THE TASK: Each line from the top of the listing through the one holding "ax.spines[s].set_linewidth(1.2)" should be restated word for word, with nothing added and no pictures.
##### DATA BLOCK #####
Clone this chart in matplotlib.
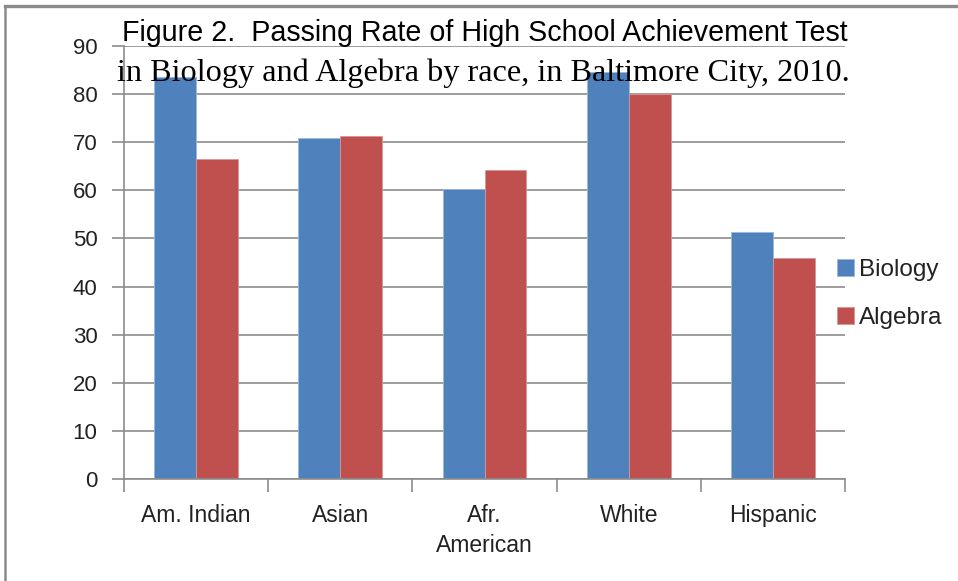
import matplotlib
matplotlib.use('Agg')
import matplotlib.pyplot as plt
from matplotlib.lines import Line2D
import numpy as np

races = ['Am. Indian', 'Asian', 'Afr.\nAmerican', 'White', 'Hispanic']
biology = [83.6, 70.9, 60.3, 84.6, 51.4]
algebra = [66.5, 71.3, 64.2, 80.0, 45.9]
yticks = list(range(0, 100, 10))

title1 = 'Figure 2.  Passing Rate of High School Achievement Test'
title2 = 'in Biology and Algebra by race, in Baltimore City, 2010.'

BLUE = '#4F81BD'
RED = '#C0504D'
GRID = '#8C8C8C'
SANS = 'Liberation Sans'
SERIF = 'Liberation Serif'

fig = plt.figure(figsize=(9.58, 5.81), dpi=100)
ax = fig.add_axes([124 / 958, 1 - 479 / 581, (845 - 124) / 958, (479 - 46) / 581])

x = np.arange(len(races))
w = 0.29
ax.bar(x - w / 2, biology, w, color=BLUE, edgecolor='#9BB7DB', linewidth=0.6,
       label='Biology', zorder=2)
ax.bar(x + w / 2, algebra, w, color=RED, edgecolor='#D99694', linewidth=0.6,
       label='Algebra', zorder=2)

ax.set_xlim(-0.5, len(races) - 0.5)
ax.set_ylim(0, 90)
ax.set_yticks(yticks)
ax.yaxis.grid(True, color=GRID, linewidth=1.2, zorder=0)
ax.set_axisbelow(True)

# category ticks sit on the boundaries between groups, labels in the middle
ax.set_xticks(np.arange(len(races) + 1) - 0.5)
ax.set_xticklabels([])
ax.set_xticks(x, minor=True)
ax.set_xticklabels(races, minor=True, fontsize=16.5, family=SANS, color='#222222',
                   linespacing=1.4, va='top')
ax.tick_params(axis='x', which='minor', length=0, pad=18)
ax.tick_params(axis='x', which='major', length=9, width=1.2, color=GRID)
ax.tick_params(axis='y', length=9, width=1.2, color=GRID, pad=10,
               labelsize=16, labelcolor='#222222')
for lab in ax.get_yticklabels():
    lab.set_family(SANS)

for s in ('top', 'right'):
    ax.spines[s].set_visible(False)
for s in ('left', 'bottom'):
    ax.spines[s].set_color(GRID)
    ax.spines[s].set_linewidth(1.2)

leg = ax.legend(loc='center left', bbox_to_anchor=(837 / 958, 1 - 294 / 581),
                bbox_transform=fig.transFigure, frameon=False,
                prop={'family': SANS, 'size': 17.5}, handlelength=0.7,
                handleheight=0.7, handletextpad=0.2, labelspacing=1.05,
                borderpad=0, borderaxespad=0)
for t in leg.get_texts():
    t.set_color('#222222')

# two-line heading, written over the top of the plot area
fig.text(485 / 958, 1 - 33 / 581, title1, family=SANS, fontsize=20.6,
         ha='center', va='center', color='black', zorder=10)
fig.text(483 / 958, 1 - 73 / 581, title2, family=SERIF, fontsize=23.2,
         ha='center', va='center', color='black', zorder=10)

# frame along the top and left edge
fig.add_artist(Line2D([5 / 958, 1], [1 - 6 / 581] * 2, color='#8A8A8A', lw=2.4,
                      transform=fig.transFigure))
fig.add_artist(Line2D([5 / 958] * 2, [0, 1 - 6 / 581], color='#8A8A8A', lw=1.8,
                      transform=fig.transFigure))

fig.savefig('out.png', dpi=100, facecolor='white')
#####
THE SOLUTION:
Clone this chart in matplotlib.
import matplotlib
matplotlib.use('Agg')
import matplotlib.pyplot as plt
from matplotlib.lines import Line2D
import numpy as np

races = ['Am. Indian', 'Asian', 'Afr.\nAmerican', 'White', 'Hispanic']
biology = [83.6, 70.9, 60.3, 84.6, 51.4]
algebra = [66.5, 71.3, 64.2, 80.0, 45.9]
yticks = list(range(0, 100, 10))

title1 = 'Figure 2.  Passing Rate of High School Achievement Test'
title2 = 'in Biology and Algebra by race, in Baltimore City, 2010.'

BLUE = '#4F81BD'
RED = '#C0504D'
GRID = '#8C8C8C'
SANS = 'Liberation Sans'
SERIF = 'Liberation Serif'

fig = plt.figure(figsize=(9.58, 5.81), dpi=100)
ax = fig.add_axes([124 / 958, 1 - 479 / 581, (845 - 124) / 958, (479 - 46) / 581])

x = np.arange(len(races))
w = 0.29
ax.bar(x - w / 2, biology, w, color=BLUE, edgecolor='#9BB7DB', linewidth=0.6,
       label='Biology', zorder=2)
ax.bar(x + w / 2, algebra, w, color=RED, edgecolor='#D99694', linewidth=0.6,
       label='Algebra', zorder=2)

ax.set_xlim(-0.5, len(races) - 0.5)
ax.set_ylim(0, 90)
ax.set_yticks(yticks)
ax.yaxis.grid(True, color=GRID, linewidth=1.2, zorder=0)
ax.set_axisbelow(True)

# category ticks sit on the boundaries between groups, labels in the middle
ax.set_xticks(np.arange(len(races) + 1) - 0.5)
ax.set_xticklabels([])
ax.set_xticks(x, minor=True)
ax.set_xticklabels(races, minor=True, fontsize=16.5, family=SANS, color='#222222',
                   linespacing=1.4, va='top')
ax.tick_params(axis='x', which='minor', length=0, pad=18)
ax.tick_params(axis='x', which='major', length=9, width=1.2, color=GRID)
ax.tick_params(axis='y', length=9, width=1.2, color=GRID, pad=10,
               labelsize=16, labelcolor='#222222')
for lab in ax.get_yticklabels():
    lab.set_family(SANS)

for s in ('top', 'right'):
    ax.spines[s].set_visible(False)
for s in ('left', 'bottom'):
    ax.spines[s].set_color(GRID)
    ax.spines[s].set_linewidth(1.2)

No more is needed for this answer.